Nulla da fare. Si sono rivelati infruttuosi i tentativi di migliaia di utenti di connettersi al sito della popolare testata britannica “The Guardian”, risultato di fatto irraggiungibile da diverse ore in Cina. Secondo quanto riferito all’agenzia Reuters da Hua Chunying, portavoce del Ministero degli Esteri cinese, le Autorità di Pechino non sarebbero a conoscenza di questo disguido che nulla avrebbe in comune con la censura. Il problema è comunque di competenza del Dipartimento dell’informazione.
Intanto i tecnici della News & Media stanno monitorando l’estensione del blocco e, come dichiarato attraverso un loro portavoce, si spera che si tratti di un “fermo” solo parziale e che quindi, sia possibile ripristinare il servizio al più presto.

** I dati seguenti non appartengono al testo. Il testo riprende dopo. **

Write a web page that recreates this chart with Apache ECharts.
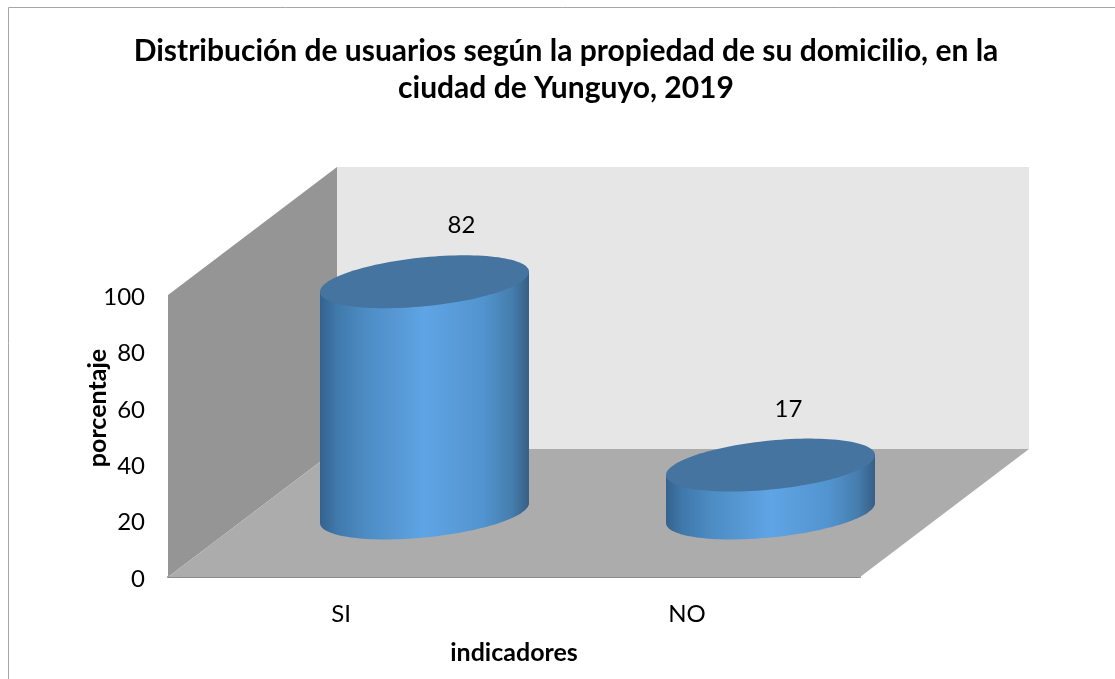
<!DOCTYPE html>
<html>
<head>
<meta charset="utf-8">
<style>html,body{margin:0;padding:0;background:#fff}#c{width:1115px;height:679px}</style>
<script src="https://cdn.jsdelivr.net/npm/echarts@6/dist/echarts.min.js"></script>
</head>
<body>
<div id="c"></div>
<script>
const titleText = 'Distribución de usuarios según la propiedad de su domicilio, en la\nciudad de Yunguyo, 2019';
const categories = ['SI', 'NO'];
const percentages = [82, 17];
const yAxisName = 'porcentaje';
const xAxisName = 'indicadores';

const FONT = 'Lato, "Open Sans", sans-serif';
const DEPTH_X = 169, DEPTH_Y = 128;
const RX_RATIO = 0.302, RY = 24.5, SHEAR = -10, CENTER_NUDGE = -1;
const LABEL_DX = [37, 18], LABEL_DY = -56;

const sideGradient = {
  type: 'linear', x: 0, y: 0, x2: 1, y2: 0,
  colorStops: [
    { offset: 0, color: '#34628e' },
    { offset: 0.08, color: '#4079ab' },
    { offset: 0.22, color: '#4d8cc4' },
    { offset: 0.5, color: '#5fa4e4' },
    { offset: 0.78, color: '#5294cf' },
    { offset: 0.92, color: '#457dad' },
    { offset: 1, color: '#375e84' }
  ]
};

function arc(cx, cy, rx, from, to, steps) {
  const pts = [];
  for (let i = 0; i <= steps; i++) {
    const t = from + (to - from) * i / steps;
    pts.push([cx + rx * Math.cos(t), cy + RY * Math.sin(t) + SHEAR * Math.cos(t)]);
  }
  return pts;
}

function renderWalls(params, api) {
  const g = params.coordSys;
  const l = g.x, r = g.x + g.width, t = g.y, b = g.y + g.height;
  return {
    type: 'group',
    children: [
      { type: 'polygon', shape: { points: [[l + DEPTH_X, t - DEPTH_Y], [r + DEPTH_X, t - DEPTH_Y], [r + DEPTH_X, b - DEPTH_Y], [l + DEPTH_X, b - DEPTH_Y]] }, style: { fill: '#e6e6e6' } },
      { type: 'polygon', shape: { points: [[l, t], [l + DEPTH_X, t - DEPTH_Y], [l + DEPTH_X, b - DEPTH_Y], [l, b]] }, style: { fill: '#959595' } },
      { type: 'polygon', shape: { points: [[l, b], [r, b], [r + DEPTH_X, b - DEPTH_Y], [l + DEPTH_X, b - DEPTH_Y]] }, style: { fill: '#acacac' } }
    ]
  };
}

function renderCylinder(params, api) {
  const idx = api.value(0), val = api.value(1);
  const top = api.coord([idx, val]);
  const base = api.coord([idx, 0]);
  const rx = api.size([1, 0])[0] * RX_RATIO;
  const cx = top[0] + DEPTH_X / 2 + CENTER_NUDGE;
  const topY = top[1] - DEPTH_Y / 2;
  const baseY = base[1] - DEPTH_Y / 2;
  const front = arc(cx, baseY, rx, 0, Math.PI, 64);
  const sidePts = [[cx + rx, topY + SHEAR]].concat(front, [[cx - rx, topY - SHEAR]]);
  return {
    type: 'group',
    children: [
      { type: 'polygon', shape: { points: sidePts }, style: { fill: sideGradient } },
      { type: 'polygon', shape: { points: arc(cx, topY, rx, 0, Math.PI * 2, 128) }, style: { fill: '#44749f' } },
      { type: 'text', style: { text: String(val), x: cx + LABEL_DX[idx], y: topY + LABEL_DY, align: 'center', verticalAlign: 'middle', font: '24px ' + FONT, fill: '#000' } }
    ]
  };
}

const chart = echarts.init(document.getElementById('c'), null, { renderer: 'canvas' });
chart.setOption({
  animation: false,
  backgroundColor: '#fff',
  title: {
    text: titleText, left: 566, top: 33, textAlign: 'center', padding: 0,
    textStyle: { fontFamily: FONT, fontWeight: 'bold', fontSize: 30, lineHeight: 37, color: '#000' }
  },
  graphic: [{
    type: 'rect', z: -10, silent: true,
    shape: { x: 8.5, y: 7.5, width: 1300, height: 900 },
    style: { fill: 'none', stroke: '#a6a6a6', lineWidth: 1 }
  }],
  grid: { left: 168, right: 255, top: 295, bottom: 102 },
  xAxis: {
    type: 'category', data: categories,
    name: xAxisName, nameLocation: 'middle', nameGap: 63, nameMoveOverlap: false,
    nameTextStyle: { fontFamily: FONT, fontWeight: 'bold', fontSize: 25, color: '#000' },
    axisLine: { show: true, onZero: false, lineStyle: { color: '#8c8c8c', width: 2 } },
    axisTick: { show: false },
    axisLabel: { fontFamily: FONT, fontSize: 24, color: '#000', margin: 25 }
  },
  yAxis: {
    type: 'value', min: 0, max: 100, interval: 20,
    name: yAxisName, nameLocation: 'middle', nameGap: 58, nameRotate: 90, nameMoveOverlap: false,
    nameTextStyle: { fontFamily: FONT, fontWeight: 'bold', fontSize: 25, color: '#000', padding: [0, 0, 0, 56] },
    axisLine: { show: false }, axisTick: { show: false }, splitLine: { show: false },
    axisLabel: {
      margin: 23,
      formatter: '{t|{value}}',
      rich: { t: { fontFamily: FONT, fontSize: 24, color: '#000', padding: [4, 0, 0, 0] } }
    }
  },
  series: [
    { type: 'custom', name: 'walls', coordinateSystem: 'cartesian2d', clip: false, silent: true, z: 1, data: [[0, 0]], encode: { x: 0, y: 1 }, renderItem: renderWalls },
    { type: 'custom', name: 'porcentaje', coordinateSystem: 'cartesian2d', clip: false, z: 2,
      data: percentages.map((v, i) => [i, v]), encode: { x: 0, y: 1 }, renderItem: renderCylinder }
  ]
});
</script>
</body>
</html>
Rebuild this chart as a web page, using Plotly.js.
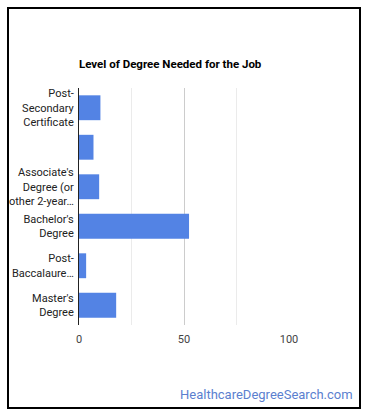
<!DOCTYPE html>
<html>
<head>
<meta charset="utf-8">
<script src="https://cdn.plot.ly/plotly-3.0.1.min.js"></script>
<style>
  html, body { margin: 0; padding: 0; background: #fff; }
  #wrap { position: relative; width: 370px; height: 417px; }
  #frame { position: absolute; left: 7px; top: 7px; width: 350px; height: 398px; border: 2px solid #000; }
  #chart { position: absolute; left: 0; top: 0; width: 370px; height: 417px; }
</style>
</head>
<body>
<div id="wrap">
  <div id="frame"></div>
  <div id="chart"></div>
</div>
<script>
// Share of workers by education level
const degreeLabels = [
  "Post-<br>Secondary<br>Certificate",
  " ",
  "Associate's<br>Degree (or<br>other 2-year…",
  "Bachelor's<br>Degree",
  "Post-<br>Baccalaure…",
  "Master's<br>Degree"
];
const degreeShares = [10.2, 6.9, 9.6, 52.4, 3.4, 17.7];
const xTickValues = [0, 50, 100];
const xTickLabels = ["0", "50", "100"];

const trace = {
  type: "bar",
  orientation: "h",
  y: degreeLabels,
  x: degreeShares,
  marker: { color: "#5383e4" },
  hoverinfo: "none"
};

const layout = {
  width: 370,
  height: 417,
  margin: { l: 79, r: 81, t: 88, b: 92 },
  paper_bgcolor: "rgba(0,0,0,0)",
  plot_bgcolor: "rgba(0,0,0,0)",
  bargap: 0.37,
  showlegend: false,
  font: { family: "Roboto, Arial, sans-serif", size: 11, color: "#222" },
  title: {
    text: "<b>Level of Degree Needed for the Job</b>",
    font: { family: "Roboto, Arial, sans-serif", size: 11.5, color: "#000" },
    xref: "paper", x: 0, xanchor: "left",
    yref: "container", y: 1 - 64 / 417, yanchor: "middle"
  },
  xaxis: {
    range: [0, 100],
    tickvals: xTickValues,
    ticktext: xTickLabels,
    showgrid: true,
    gridcolor: "#cccccc",
    gridwidth: 1,
    minor: { dtick: 25, showgrid: true, gridcolor: "#ebebeb", gridwidth: 1 },
    zeroline: false,
    showline: false,
    ticks: "",
    ticklabelstandoff: 6,
    tickfont: { size: 11, color: "#444" },
    fixedrange: true
  },
  yaxis: {
    type: "category",
    autorange: "reversed",
    showgrid: false,
    showline: true,
    linecolor: "#222",
    linewidth: 1,
    ticks: "",
    ticklabelstandoff: 2,
    tickfont: { size: 11, color: "#222" },
    fixedrange: true
  },
  annotations: [{
    text: "HealthcareDegreeSearch.com",
    xref: "paper", yref: "paper",
    x: (355 - 79) / 210, y: (325 - 394) / 237,
    xanchor: "right", yanchor: "middle",
    showarrow: false,
    font: { family: "Roboto, Arial, sans-serif", size: 13, color: "#5b7fcf" }
  }]
};

Plotly.newPlot("chart", [trace], layout, { displayModeBar: false, staticPlot: true });
</script>
</body>
</html>
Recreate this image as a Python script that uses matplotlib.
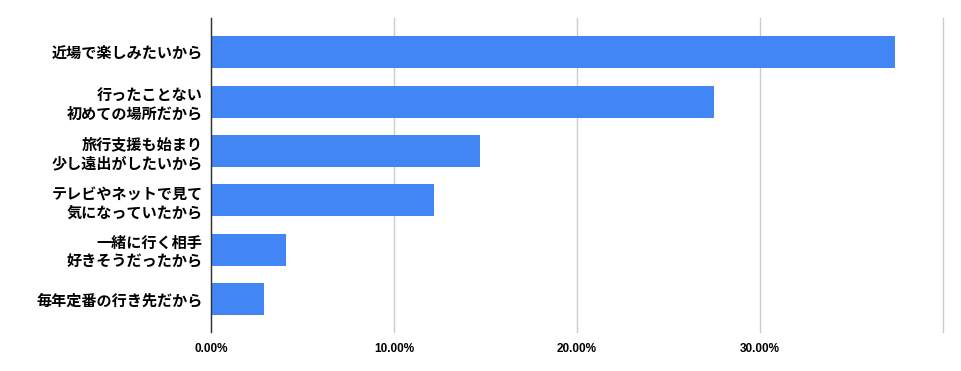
import matplotlib
matplotlib.use("Agg")
import matplotlib.pyplot as plt

categories = [
    "近場で楽しみたいから",
    "行ったことない\n初めての場所だから",
    "旅行支援も始まり\n少し遠出がしたいから",
    "テレビやネットで見て\n気になっていたから",
    "一緒に行く相手\n好きそうだったから",
    "毎年定番の行き先だから",
]
values = [37.4, 27.5, 14.7, 12.2, 4.1, 2.9]
xticks = [0, 10, 20, 30, 40]
xtick_labels = ["0.00%", "10.00%", "20.00%", "30.00%", ""]

W, H = 962, 371
fig = plt.figure(figsize=(W / 100, H / 100), dpi=100)
left, right, top, bottom = 211, 943, 18.3, 332
ax = fig.add_axes([left / W, 1 - bottom / H, (right - left) / W, (bottom - top) / H])

ypos = list(range(len(categories)))
ax.barh(ypos, values, height=0.65, color="#4285F4", zorder=3)
ax.set_ylim(5.67, -0.69)
ax.set_xlim(0, 40)

ax.set_xticks(xticks)
ax.set_xticklabels(xtick_labels, fontfamily=["Liberation Sans", "DejaVu Sans"],
                   fontweight="bold", fontsize=8.5)
ax.set_yticks(ypos)
ax.set_yticklabels(categories, fontfamily=["Noto Sans CJK JP", "DejaVu Sans"],
                   fontweight="bold", fontsize=10.9, linespacing=1.2)
ax.tick_params(axis="y", length=0, pad=6)
ax.tick_params(axis="x", length=0, pad=8)

ax.grid(axis="x", color="#cccccc", linewidth=1, zorder=0)
for gl in ax.get_xgridlines():
    gl.set_clip_on(False)
for s in ["top", "right", "bottom"]:
    ax.spines[s].set_visible(False)
ax.spines["left"].set_color("#333333")
ax.spines["left"].set_linewidth(1)
ax.spines["left"].set_zorder(4)

fig.savefig("out.png", dpi=100, facecolor="white")
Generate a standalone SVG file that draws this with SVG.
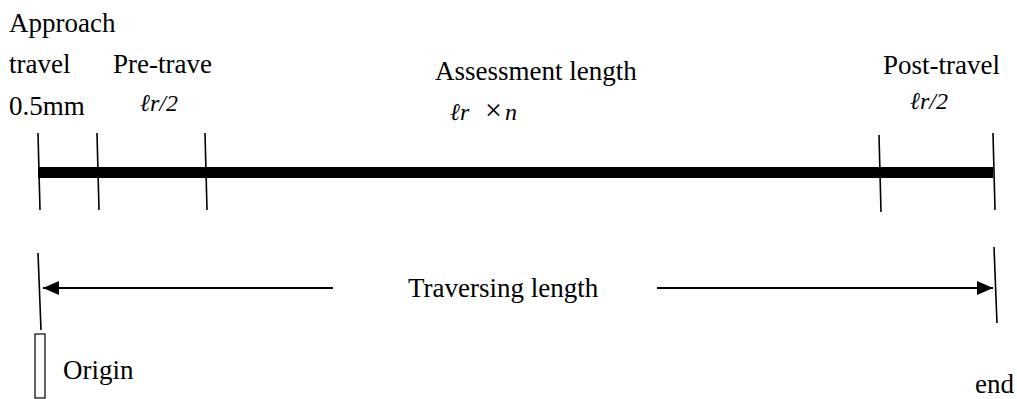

Nonostante il tono cauto e rassicurante delle dichiarazioni della Chunying, molti ipotizzano che il vero motivo dell’improvviso black out si celi nel contenuto di un articolo, pubblicato due giorni fa, sul The Guardian in cui si faceva chiaro riferimento agli scontri sociali esplosi in Cina nella regione dello Xinjiang, guidati da alcuni dissidenti politici.
L’ipotesi troverebbe conferma nel fatto che esistono già precedenti che hanno indotto, in passato, il governo cinese a bloccare alcuni siti web ritenuti “politicamente pericolosi”.
Nel 2012, ad esempio, il portale di Bloomberg e del New York Times finirono in “stand by” per un’inchiesta su alcuni potenti uomini politici che avevano accumulato grandi ricchezze e, più recentemente, a novembre dello scorso anno, la stessa cosa è accaduta ai siti in lingua cinese della Reuters e del Wall Street Journal.
Insomma: la storia si è ripetuta? La Cina oscura chi non si allinea?